What you have to do =>
Nothing after the line with "from bokeh.resources import INLINE" belongs in the copy; extract the lines below from the top through that line, pictures left out.

Data extract =>
::::::::

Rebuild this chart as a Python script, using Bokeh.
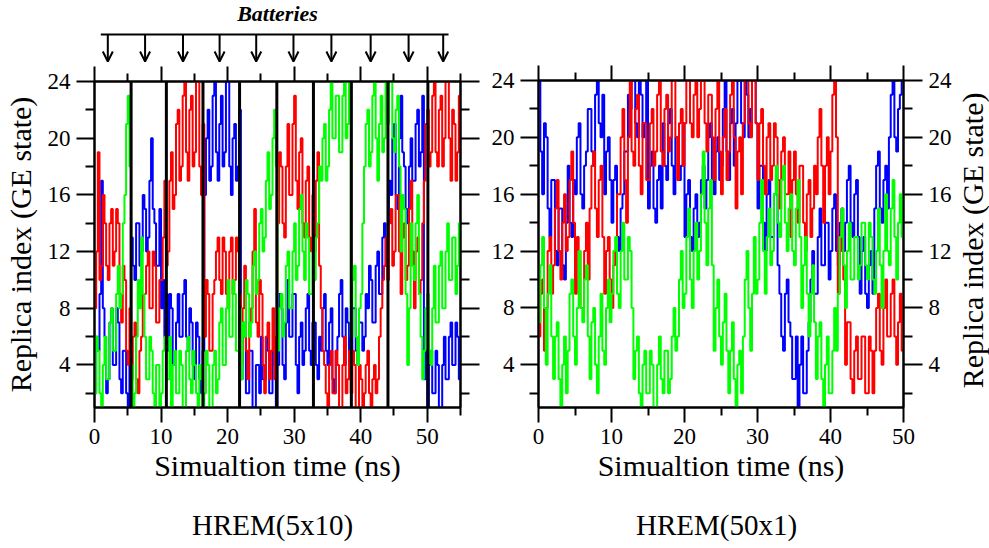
import numpy as np
from bokeh.plotting import figure
from bokeh.layouts import row, column
from bokeh.models import (LinearAxis, FixedTicker, Range1d, Span, Arrow,
                          OpenHead, Label, CustomLabelingPolicy)
from bokeh.embed import file_html
from bokeh.resources import INLINE

# ---------------- data ----------------
dt = 0.25  # ns between samples

# HREM(5x10): 10 batteries x 22 samples (0 .. 54.75 ns)
left_red = [8, 12, 19, 10, 11, 16, 14, 11, 10, 14, 15, 11, 12, 15, 14, 9, 7, 11, 10, 5, 4, 8,
            3, 6, 7, 3, 2, 5, 6, 9, 9, 11, 12, 8, 8, 12, 11, 7, 7, 10, 10, 13, 17, 11,
            12, 17, 19, 15, 16, 21, 22, 17, 18, 23, 24, 19, 17, 22, 23, 18, 19, 24, 24, 18, 16, 21,
            6, 10, 9, 5, 5, 9, 10, 12, 13, 10, 9, 13, 12, 9, 8, 12, 13, 9, 10, 13, 12, 9,
            4, 8, 11, 5, 3, 7, 8, 12, 15, 7, 6, 10, 9, 4, 2, 6, 7, 3, 5, 8, 3, 6,
            14, 19, 18, 14, 13, 18, 21, 16, 16, 21, 23, 17, 15, 19, 20, 14, 13, 17, 18, 13, 12, 16,
            12, 17, 19, 11, 8, 5, 4, 2, 1, 4, 5, 2, 2, 5, 4, 1, 1, 4, 6, 2, 3, 5,
            2, 5, 4, 1, 1, 4, 3, 1, 2, 4, 5, 2, 1, 3, 4, 2, 3, 6, 8, 10, 11, 13,
            10, 14, 15, 11, 12, 16, 16, 12, 9, 13, 14, 10, 11, 15, 17, 12, 8, 12, 13, 9, 10, 14,
            17, 21, 22, 18, 19, 23, 24, 19, 18, 22, 23, 18, 20, 24, 24, 20, 17, 22, 21, 17, 19, 23]
left_blue = [2, 6, 5, 9, 17, 8, 6, 2, 3, 7, 8, 4, 4, 8, 7, 3, 2, 5, 5, 2, 1, 4,
             13, 11, 10, 14, 14, 11, 12, 16, 15, 12, 13, 17, 20, 15, 14, 11, 11, 15, 8, 10, 6, 9,
             5, 9, 8, 4, 4, 7, 9, 6, 6, 9, 10, 6, 5, 8, 7, 4, 3, 7, 6, 3, 2, 5,
             16, 20, 22, 17, 18, 23, 24, 19, 17, 21, 23, 18, 19, 24, 24, 18, 16, 20, 21, 17, 18, 22,
             3, 7, 6, 2, 2, 5, 5, 1, 1, 4, 4, 2, 6, 3, 3, 6, 5, 2, 2, 5, 4, 1,
             4, 9, 8, 4, 3, 7, 10, 6, 6, 9, 9, 4, 2, 6, 7, 4, 5, 8, 9, 5, 4, 7,
             7, 4, 3, 6, 5, 8, 9, 5, 4, 7, 8, 3, 2, 5, 6, 9, 10, 6, 4, 8, 7, 4,
             5, 8, 8, 5, 4, 7, 7, 5, 6, 9, 8, 11, 10, 7, 7, 11, 12, 9, 9, 13, 14, 11,
             13, 17, 16, 20, 21, 16, 15, 20, 23, 19, 18, 15, 14, 18, 20, 17, 17, 21, 22, 18, 19, 23,
             3, 5, 1, 4, 5, 2, 2, 5, 4, 1, 1, 4, 6, 3, 3, 6, 7, 4, 4, 7, 6, 3]
left_green = [2, 6, 5, 2, 1, 4, 6, 3, 3, 7, 8, 5, 5, 9, 11, 8, 9, 14, 16, 21, 23, 18,
              4, 1, 2, 6, 10, 8, 13, 9, 6, 3, 3, 6, 5, 2, 1, 4, 4, 1, 2, 5, 6, 3,
              3, 6, 1, 4, 5, 2, 2, 5, 4, 1, 1, 5, 6, 3, 2, 5, 4, 2, 1, 4, 3, 1,
              2, 5, 4, 1, 1, 4, 5, 2, 3, 7, 8, 4, 4, 8, 10, 6, 6, 10, 9, 5, 5, 8,
              3, 7, 6, 10, 9, 6, 7, 11, 12, 9, 10, 14, 15, 12, 13, 17, 19, 15, 16, 20, 22, 18,
              5, 8, 9, 6, 7, 11, 12, 8, 8, 12, 14, 10, 11, 15, 16, 12, 10, 14, 13, 9, 9, 12,
              10, 13, 14, 18, 17, 20, 21, 17, 18, 22, 24, 20, 20, 23, 23, 19, 19, 23, 24, 20, 21, 24,
              6, 10, 11, 6, 4, 8, 9, 14, 18, 21, 22, 18, 19, 23, 24, 20, 17, 21, 23, 19, 20, 24,
              21, 24, 24, 20, 19, 22, 23, 18, 12, 16, 15, 9, 4, 8, 14, 11, 10, 14, 16, 9, 6, 3,
              5, 8, 9, 5, 4, 8, 11, 7, 7, 11, 12, 8, 8, 12, 14, 10, 10, 13, 13, 9, 11, 14]

# HREM(50x1): 200 samples (0 .. 49.75 ns)
right_blue = [24, 19, 16, 21, 20, 15, 13, 17, 17, 12, 11, 15, 15, 11, 10, 14, 18, 14, 13, 17,
              16, 20, 21, 16, 15, 18, 19, 22, 22, 19, 18, 23, 24, 21, 20, 23, 16, 19, 20, 17,
              14, 17, 18, 13, 12, 15, 16, 19, 19, 23, 22, 24, 24, 21, 20, 24, 23, 20, 21, 24,
              15, 18, 19, 15, 14, 17, 18, 15, 21, 18, 17, 21, 22, 18, 16, 20, 20, 17, 18, 21,
              13, 16, 17, 13, 12, 15, 16, 13, 14, 17, 18, 15, 17, 20, 21, 17, 16, 19, 20, 17,
              18, 22, 24, 19, 17, 21, 22, 18, 21, 24, 24, 21, 20, 24, 23, 20, 22, 24, 24, 21,
              15, 18, 18, 14, 12, 16, 17, 13, 13, 16, 16, 11, 9, 6, 5, 9, 10, 7, 6, 3,
              3, 6, 1, 4, 6, 2, 2, 5, 7, 10, 12, 9, 9, 13, 15, 11, 11, 14, 14, 10,
              12, 15, 16, 12, 11, 14, 15, 12, 14, 17, 18, 14, 13, 16, 17, 13, 9, 12, 13, 9,
              8, 11, 12, 9, 15, 18, 19, 15, 14, 17, 18, 15, 20, 23, 24, 20, 19, 22, 23, 24]
right_red = [6, 9, 10, 5, 8, 12, 13, 9, 11, 15, 17, 12, 10, 14, 16, 12, 13, 17, 19, 14,
             9, 13, 12, 8, 8, 12, 14, 10, 15, 18, 19, 15, 13, 17, 18, 13, 9, 12, 13, 10,
             8, 11, 12, 16, 16, 20, 22, 17, 14, 20, 24, 19, 18, 22, 23, 18, 16, 21, 21, 17,
             17, 21, 22, 18, 19, 23, 24, 19, 18, 22, 23, 19, 20, 24, 24, 20, 17, 21, 22, 18,
             21, 24, 24, 21, 20, 23, 24, 20, 22, 24, 24, 21, 19, 23, 23, 20, 17, 22, 24, 19,
             16, 20, 22, 17, 19, 23, 24, 20, 15, 19, 20, 16, 21, 24, 24, 21, 20, 24, 24, 21,
             17, 21, 22, 18, 16, 20, 21, 17, 18, 21, 20, 17, 15, 19, 20, 16, 16, 19, 13, 17,
             19, 16, 14, 18, 18, 14, 12, 16, 17, 13, 15, 18, 16, 20, 22, 18, 14, 18, 20, 16,
             19, 23, 24, 20, 9, 12, 14, 10, 4, 7, 7, 3, 2, 5, 6, 3, 3, 6, 6, 2,
             2, 6, 5, 2, 5, 8, 9, 5, 4, 8, 10, 6, 6, 9, 10, 6, 4, 7, 9, 5]
right_green = [7, 11, 13, 8, 4, 9, 11, 6, 3, 6, 7, 3, 1, 4, 6, 2, 5, 9, 10, 6,
               4, 8, 12, 8, 7, 10, 11, 6, 3, 7, 8, 4, 2, 6, 9, 5, 4, 8, 10, 7,
               9, 12, 13, 9, 8, 12, 14, 10, 10, 13, 12, 8, 3, 5, 6, 2, 1, 4, 5, 2,
               2, 5, 4, 1, 1, 4, 6, 3, 2, 5, 5, 2, 3, 6, 8, 5, 6, 10, 12, 8,
               9, 13, 15, 10, 8, 12, 14, 10, 12, 16, 19, 14, 11, 15, 17, 11, 5, 8, 10, 6,
               4, 7, 9, 5, 2, 5, 7, 3, 1, 4, 5, 2, 6, 10, 12, 8, 5, 9, 13, 9,
               10, 14, 17, 12, 9, 13, 15, 11, 12, 16, 18, 14, 13, 17, 18, 14, 12, 15, 16, 12,
               11, 15, 17, 13, 8, 11, 13, 9, 6, 9, 11, 7, 3, 6, 7, 3, 1, 4, 6, 2,
               2, 5, 8, 5, 9, 13, 15, 11, 8, 12, 14, 10, 10, 13, 13, 10, 11, 14, 14, 11,
               10, 14, 13, 10, 9, 12, 15, 11, 8, 12, 16, 12, 11, 15, 17, 13, 10, 14, 16, 13]

battery_bounds = [5.5, 10.8, 16.3, 21.8, 27.4, 32.9, 38.6, 44.1, 50.1]
arrow_times = [2.0, 7.6, 13.3, 18.8, 24.3, 29.9, 35.6, 41.5, 47.2, 52.4]
bracket_span = (0.95, 53.2)
panel_titles = ["HREM(5x10)", "HREM(50x1)"]

y_major = [4, 8, 12, 16, 20, 24]
y_minor = [2, 6, 10, 14, 18, 22]
x_major = [0, 10, 20, 30, 40, 50]

RED, BLUE, GREEN = "#ff0000", "#0000ff", "#00ff00"
FONT = "Liberation Serif"
TICK_FS = "23px"
LABEL_FS = "30px"
YLABEL = "Replica index (GE state)"

W, H = 989, 548
FOOT_H = 50          # strip holding the panel titles
HEADER_H = 62        # strip holding the "Batteries" header
MAIN_H = H - FOOT_H
FRAME_TOP, FRAME_BOTTOM = 80, 407
LEFT_W, RLABEL_W = 488, 34
RIGHT_W = W - LEFT_W - RLABEL_W

NO_LABELS = CustomLabelingPolicy(
    code="for (const i of indices) { indices.unset(i) }\nreturn indices")


def series(vals, t_end):
    t = list(np.arange(len(vals)) * dt) + [t_end]
    return t, list(vals) + [vals[-1]]


def style_axis(ax, major_out, minor_out, labels=True):
    ax.axis_line_width = 2
    ax.axis_line_color = "black"
    ax.major_tick_line_width = 2
    ax.minor_tick_line_width = 2
    ax.major_tick_in = 0
    ax.minor_tick_in = 0
    ax.major_tick_out = major_out
    ax.minor_tick_out = minor_out
    ax.major_label_text_font = FONT
    ax.major_label_text_color = "black"
    if labels:
        ax.major_label_text_font_size = TICK_FS
        ax.major_label_standoff = 6
    else:
        ax.major_label_text_font_size = "1px"
        ax.major_label_policy = NO_LABELS
        ax.major_label_standoff = 0


def make_panel(width, height, border_left, border_right, border_top, x_end,
               x_minor, data, y_title, right_labels):
    p = figure(width=width, height=height, output_backend="svg",
               toolbar_location=None, x_axis_location=None,
               y_axis_location=None,
               x_range=Range1d(0, x_end), y_range=Range1d(1, 24),
               min_border_left=border_left, min_border_right=border_right,
               min_border_top=border_top,
               min_border_bottom=MAIN_H - FRAME_BOTTOM)
    p.grid.visible = False
    p.outline_line_color = "black"
    p.outline_line_width = 2
    p.background_fill_color = "white"
    p.border_fill_color = "white"

    xt = FixedTicker(ticks=x_major, minor_ticks=x_minor)
    yt = FixedTicker(ticks=y_major, minor_ticks=y_minor)

    bottom = LinearAxis(ticker=xt, axis_label="Simualtion time (ns)")
    style_axis(bottom, 15, 8)
    bottom.axis_label_text_font = FONT
    bottom.axis_label_text_font_size = LABEL_FS
    bottom.axis_label_text_font_style = "normal"
    bottom.axis_label_text_color = "black"
    bottom.axis_label_standoff = 2
    p.add_layout(bottom, "below")

    top = LinearAxis(ticker=xt)
    style_axis(top, 15, 8, labels=False)
    p.add_layout(top, "above")

    left = LinearAxis(ticker=yt)
    style_axis(left, 18, 9)
    if y_title:
        left.axis_label = YLABEL
        left.axis_label_text_font = FONT
        left.axis_label_text_font_size = LABEL_FS
        left.axis_label_text_font_style = "normal"
        left.axis_label_text_color = "black"
        left.axis_label_standoff = 8
    p.add_layout(left, "left")

    right = LinearAxis(ticker=yt)
    style_axis(right, 19, 9, labels=right_labels)
    p.add_layout(right, "right")

    for vals, col in data:
        t, v = series(vals, x_end)
        p.step(t, v, mode="after", line_color=col, line_width=2.0)
    return p


def strip(width, height, x_range, y_range, border_left=0, border_right=0):
    s = figure(width=width, height=height, output_backend="svg",
               toolbar_location=None, x_range=x_range, y_range=y_range,
               min_border_left=border_left, min_border_right=border_right,
               min_border_top=0, min_border_bottom=0,
               x_axis_location=None, y_axis_location=None)
    s.grid.visible = False
    s.outline_line_color = None
    return s


p1 = make_panel(LEFT_W, MAIN_H - HEADER_H, 93, 28, FRAME_TOP - HEADER_H, 55,
                [5, 15, 25, 35, 45, 55],
                [(left_blue, BLUE), (left_red, RED), (left_green, GREEN)],
                True, False)
for b in battery_bounds:
    p1.add_layout(Span(location=b, dimension="height", line_color="black",
                       line_width=3))

# header strip above the left panel (shares its time axis)
hdr = strip(LEFT_W, HEADER_H, p1.x_range, Range1d(HEADER_H, 0), 93, 28)
hdr.segment(x0=[bracket_span[0]], x1=[bracket_span[1]], y0=[34], y1=[34],
            line_color="black", line_width=2)
for a in arrow_times:
    hdr.add_layout(Arrow(end=OpenHead(size=10, line_width=2,
                                      line_color="black"),
                         x_start=a, y_start=34, x_end=a, y_end=HEADER_H - 1,
                         line_color="black", line_width=2))
hdr.add_layout(Label(x=27.5, y=13, text="Batteries", text_font=FONT,
                     text_font_size="22px", text_font_style="bold italic",
                     text_color="black",
                     text_align="center", text_baseline="middle"))

p2 = make_panel(RIGHT_W, MAIN_H, 48, 52, FRAME_TOP, 50, [5, 15, 25, 35, 45],
                [(right_blue, BLUE), (right_red, RED), (right_green, GREEN)],
                False, True)

# strip to the right of the right panel holding its y-axis title
rl = strip(RLABEL_W, MAIN_H, Range1d(0, 1), Range1d(MAIN_H, 0))
rl.add_layout(Label(x=0.5, y=(FRAME_TOP + FRAME_BOTTOM) / 2, text=YLABEL,
                    angle=np.pi / 2, text_font=FONT,
                    text_font_size=LABEL_FS, text_align="center",
                    text_baseline="middle", text_color="black"))

# footer strip with the two panel titles (pixel coordinates)
foot = strip(W, FOOT_H, Range1d(0, W), Range1d(FOOT_H, 0))
for title, xc in zip(panel_titles, [272, 716]):
    foot.add_layout(Label(x=xc, y=26, text=title, text_font=FONT,
                          text_font_size="29px", text_color="black",
                          text_align="center", text_baseline="middle"))

layout = column(row(column(hdr, p1, spacing=0), p2, rl, spacing=0), foot,
                spacing=0)
open("out.html", "w").write(file_html(layout, INLINE))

::::::::

Complete response =>
Rebuild this chart as a Python script, using Bokeh.
import numpy as np
from bokeh.plotting import figure
from bokeh.layouts import row, column
from bokeh.models import (LinearAxis, FixedTicker, Range1d, Span, Arrow,
                          OpenHead, Label, CustomLabelingPolicy)
from bokeh.embed import file_html
from bokeh.resources import INLINE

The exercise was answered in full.